SET TASK: Quote every line of the data below as it stands, omitting pictures.

COLLECTED DATA:
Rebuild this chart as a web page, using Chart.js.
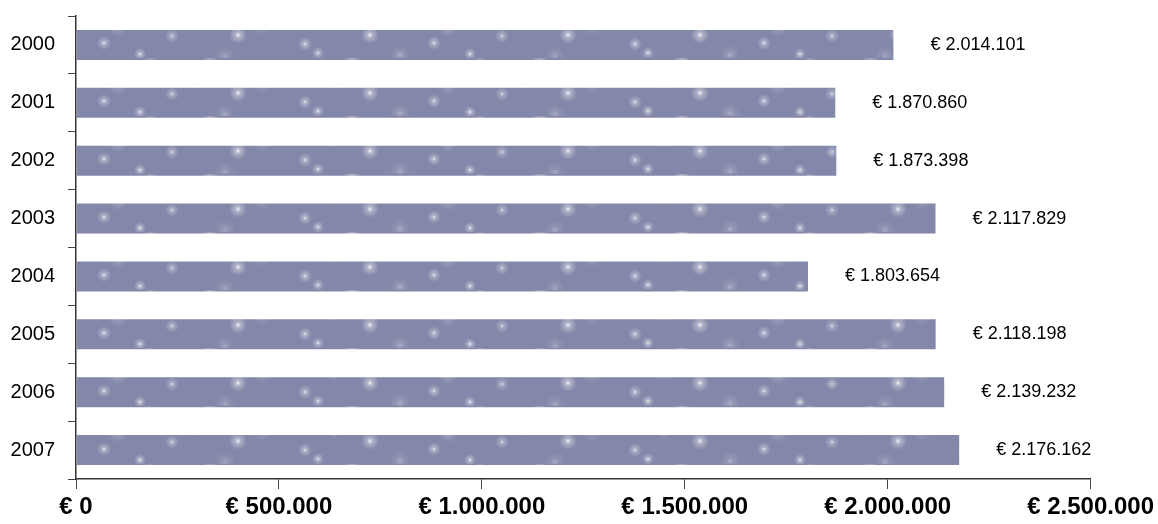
<!DOCTYPE html>
<html>
<head>
<meta charset="utf-8">
<script src="https://cdn.jsdelivr.net/npm/chart.js@4/dist/chart.umd.min.js"></script>
<style>
  html, body { margin: 0; padding: 0; background: #fff; }
  #wrap { width: 1158px; height: 524px; }
</style>
</head>
<body>
<div id="wrap"><canvas id="chart" width="1158" height="524"></canvas></div>
<script>
const years = ['2000', '2001', '2002', '2003', '2004', '2005', '2006', '2007'];
const amounts = [2014101, 1870860, 1873398, 2117829, 1803654, 2118198, 2139232, 2176162];
const xMax = 2500000;
const xStep = 500000;

const barColor = '#8387a9';
const fontFam = 'Arial, "Liberation Sans", sans-serif';

function euro(v) {
  return '€ ' + Math.round(v).toString().replace(/\B(?=(\d{3})+(?!\d))/g, '.');
}

// soft white speckles like the original bar fill
function makeFill(ctx) {
  const c = document.createElement('canvas');
  c.width = 330; c.height = 58;
  const g = c.getContext('2d');
  g.fillStyle = barColor;
  g.fillRect(0, 0, c.width, c.height);
  const spots = [
    [22, 5, 4, 1], [93, 12, 2, 0.8], [150, 5, 2, 0.7], [210, 6, 4, 1], [282, 13, 2, 0.8],
    [4, 25, 1, 0.9], [118, 27, 5, 0.4], [196, 24, 1, 0.9], [262, 26, 5, 0.3],
    [40, 35, 4, 0.9], [104, 43, 2, 0.8], [172, 36, 2, 0.7], [238, 35, 4, 0.9], [305, 44, 2, 0.8],
    [70, 55, 5, 0.35], [140, 54, 1, 0.9], [225, 56, 5, 0.3], [318, 53, 1, 0.9],
  ];
  spots.forEach(([x, y, r, a]) => {
    const rg = g.createRadialGradient(x, y, 0, x, y, r + 5);
    rg.addColorStop(0, 'rgba(255,255,255,' + a + ')');
    rg.addColorStop(0.3, 'rgba(255,255,255,' + (a * 0.4) + ')');
    rg.addColorStop(1, 'rgba(255,255,255,0)');
    g.fillStyle = rg;
    g.fillRect(x - r - 5, y - r - 5, 2 * r + 10, 2 * r + 10);
  });
  return ctx.createPattern(c, 'repeat');
}

const valueLabels = {
  id: 'valueLabels',
  afterDatasetsDraw(chart) {
    const ctx = chart.ctx;
    const meta = chart.getDatasetMeta(0);
    ctx.save();
    ctx.font = '18px ' + fontFam;
    ctx.fillStyle = '#000';
    ctx.textAlign = 'left';
    ctx.textBaseline = 'middle';
    meta.data.forEach((bar, i) => {
      ctx.fillText(euro(amounts[i]), bar.x + 37, bar.y);
    });
    ctx.restore();
  }
};

const canvas = document.getElementById('chart');
const ctx = canvas.getContext('2d');

new Chart(canvas, {
  type: 'bar',
  data: {
    labels: years,
    datasets: [{
      data: amounts,
      backgroundColor: makeFill(ctx),
      borderWidth: 0,
      categoryPercentage: 1,
      barPercentage: 0.52,
    }],
  },
  options: {
    indexAxis: 'y',
    responsive: false,
    animation: false,
    layout: { padding: { top: 16, right: 5, left: 10, bottom: 0 } },
    plugins: { legend: { display: false }, tooltip: { enabled: false } },
    scales: {
      x: {
        min: 0,
        max: xMax,
        afterFit: s => { s.height = 45; },
        ticks: {
          stepSize: xStep,
          color: '#000',
          padding: 4,
          maxRotation: 0,
          font: { family: fontFam, size: 24, weight: 'bold' },
          callback: v => euro(v),
        },
        grid: { drawOnChartArea: false, tickLength: 10, color: '#444', lineWidth: 1 },
        border: { color: '#333', width: 1.5 },
      },
      y: {
        afterFit: s => { s.width = 66; s.paddingTop = 0; s.paddingBottom = 0; },
        ticks: {
          color: '#000',
          padding: 13,
          font: { family: fontFam, size: 20 },
        },
        grid: { drawOnChartArea: false, offset: true, tickLength: 8, color: '#444', lineWidth: 1 },
        border: { color: '#333', width: 1.5 },
      },
    },
  },
  plugins: [valueLabels],
});
</script>
</body>
</html>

RESPONSE TO THE TASK:
Rebuild this chart as a web page, using Chart.js.
<!DOCTYPE html>
<html>
<head>
<meta charset="utf-8">
<script src="https://cdn.jsdelivr.net/npm/chart.js@4/dist/chart.umd.min.js"></script>
<style>
  html, body { margin: 0; padding: 0; background: #fff; }
  #wrap { width: 1158px; height: 524px; }
</style>
</head>
<body>
<div id="wrap"><canvas id="chart" width="1158" height="524"></canvas></div>
<script>
const years = ['2000', '2001', '2002', '2003', '2004', '2005', '2006', '2007'];
const amounts = [2014101, 1870860, 1873398, 2117829, 1803654, 2118198, 2139232, 2176162];
const xMax = 2500000;
const xStep = 500000;

const barColor = '#8387a9';
const fontFam = 'Arial, "Liberation Sans", sans-serif';

function euro(v) {
  return '€ ' + Math.round(v).toString().replace(/\B(?=(\d{3})+(?!\d))/g, '.');
}

// soft white speckles like the original bar fill
function makeFill(ctx) {
  const c = document.createElement('canvas');
  c.width = 330; c.height = 58;
  const g = c.getContext('2d');
  g.fillStyle = barColor;
  g.fillRect(0, 0, c.width, c.height);
  const spots = [
    [22, 5, 4, 1], [93, 12, 2, 0.8], [150, 5, 2, 0.7], [210, 6, 4, 1], [282, 13, 2, 0.8],
    [4, 25, 1, 0.9], [118, 27, 5, 0.4], [196, 24, 1, 0.9], [262, 26, 5, 0.3],
    [40, 35, 4, 0.9], [104, 43, 2, 0.8], [172, 36, 2, 0.7], [238, 35, 4, 0.9], [305, 44, 2, 0.8],
    [70, 55, 5, 0.35], [140, 54, 1, 0.9], [225, 56, 5, 0.3], [318, 53, 1, 0.9],
  ];
  spots.forEach(([x, y, r, a]) => {
    const rg = g.createRadialGradient(x, y, 0, x, y, r + 5);
    rg.addColorStop(0, 'rgba(255,255,255,' + a + ')');
    rg.addColorStop(0.3, 'rgba(255,255,255,' + (a * 0.4) + ')');
    rg.addColorStop(1, 'rgba(255,255,255,0)');
    g.fillStyle = rg;
    g.fillRect(x - r - 5, y - r - 5, 2 * r + 10, 2 * r + 10);
  });
  return ctx.createPattern(c, 'repeat');
}

const valueLabels = {
  id: 'valueLabels',
  afterDatasetsDraw(chart) {
    const ctx = chart.ctx;
    const meta = chart.getDatasetMeta(0);
    ctx.save();
    ctx.font = '18px ' + fontFam;
    ctx.fillStyle = '#000';
    ctx.textAlign = 'left';
    ctx.textBaseline = 'middle';
    meta.data.forEach((bar, i) => {
      ctx.fillText(euro(amounts[i]), bar.x + 37, bar.y);
    });
    ctx.restore();
  }
};

const canvas = document.getElementById('chart');
const ctx = canvas.getContext('2d');

new Chart(canvas, {
  type: 'bar',
  data: {
    labels: years,
    datasets: [{
      data: amounts,
      backgroundColor: makeFill(ctx),
      borderWidth: 0,
      categoryPercentage: 1,
      barPercentage: 0.52,
    }],
  },
  options: {
    indexAxis: 'y',
    responsive: false,
    animation: false,
    layout: { padding: { top: 16, right: 5, left: 10, bottom: 0 } },
    plugins: { legend: { display: false }, tooltip: { enabled: false } },
    scales: {
      x: {
        min: 0,
        max: xMax,
        afterFit: s => { s.height = 45; },
        ticks: {
          stepSize: xStep,
          color: '#000',
          padding: 4,
          maxRotation: 0,
          font: { family: fontFam, size: 24, weight: 'bold' },
          callback: v => euro(v),
        },
        grid: { drawOnChartArea: false, tickLength: 10, color: '#444', lineWidth: 1 },
        border: { color: '#333', width: 1.5 },
      },
      y: {
        afterFit: s => { s.width = 66; s.paddingTop = 0; s.paddingBottom = 0; },
        ticks: {
          color: '#000',
          padding: 13,
          font: { family: fontFam, size: 20 },
        },
        grid: { drawOnChartArea: false, offset: true, tickLength: 8, color: '#444', lineWidth: 1 },
        border: { color: '#333', width: 1.5 },
      },
    },
  },
  plugins: [valueLabels],
});
</script>
</body>
</html>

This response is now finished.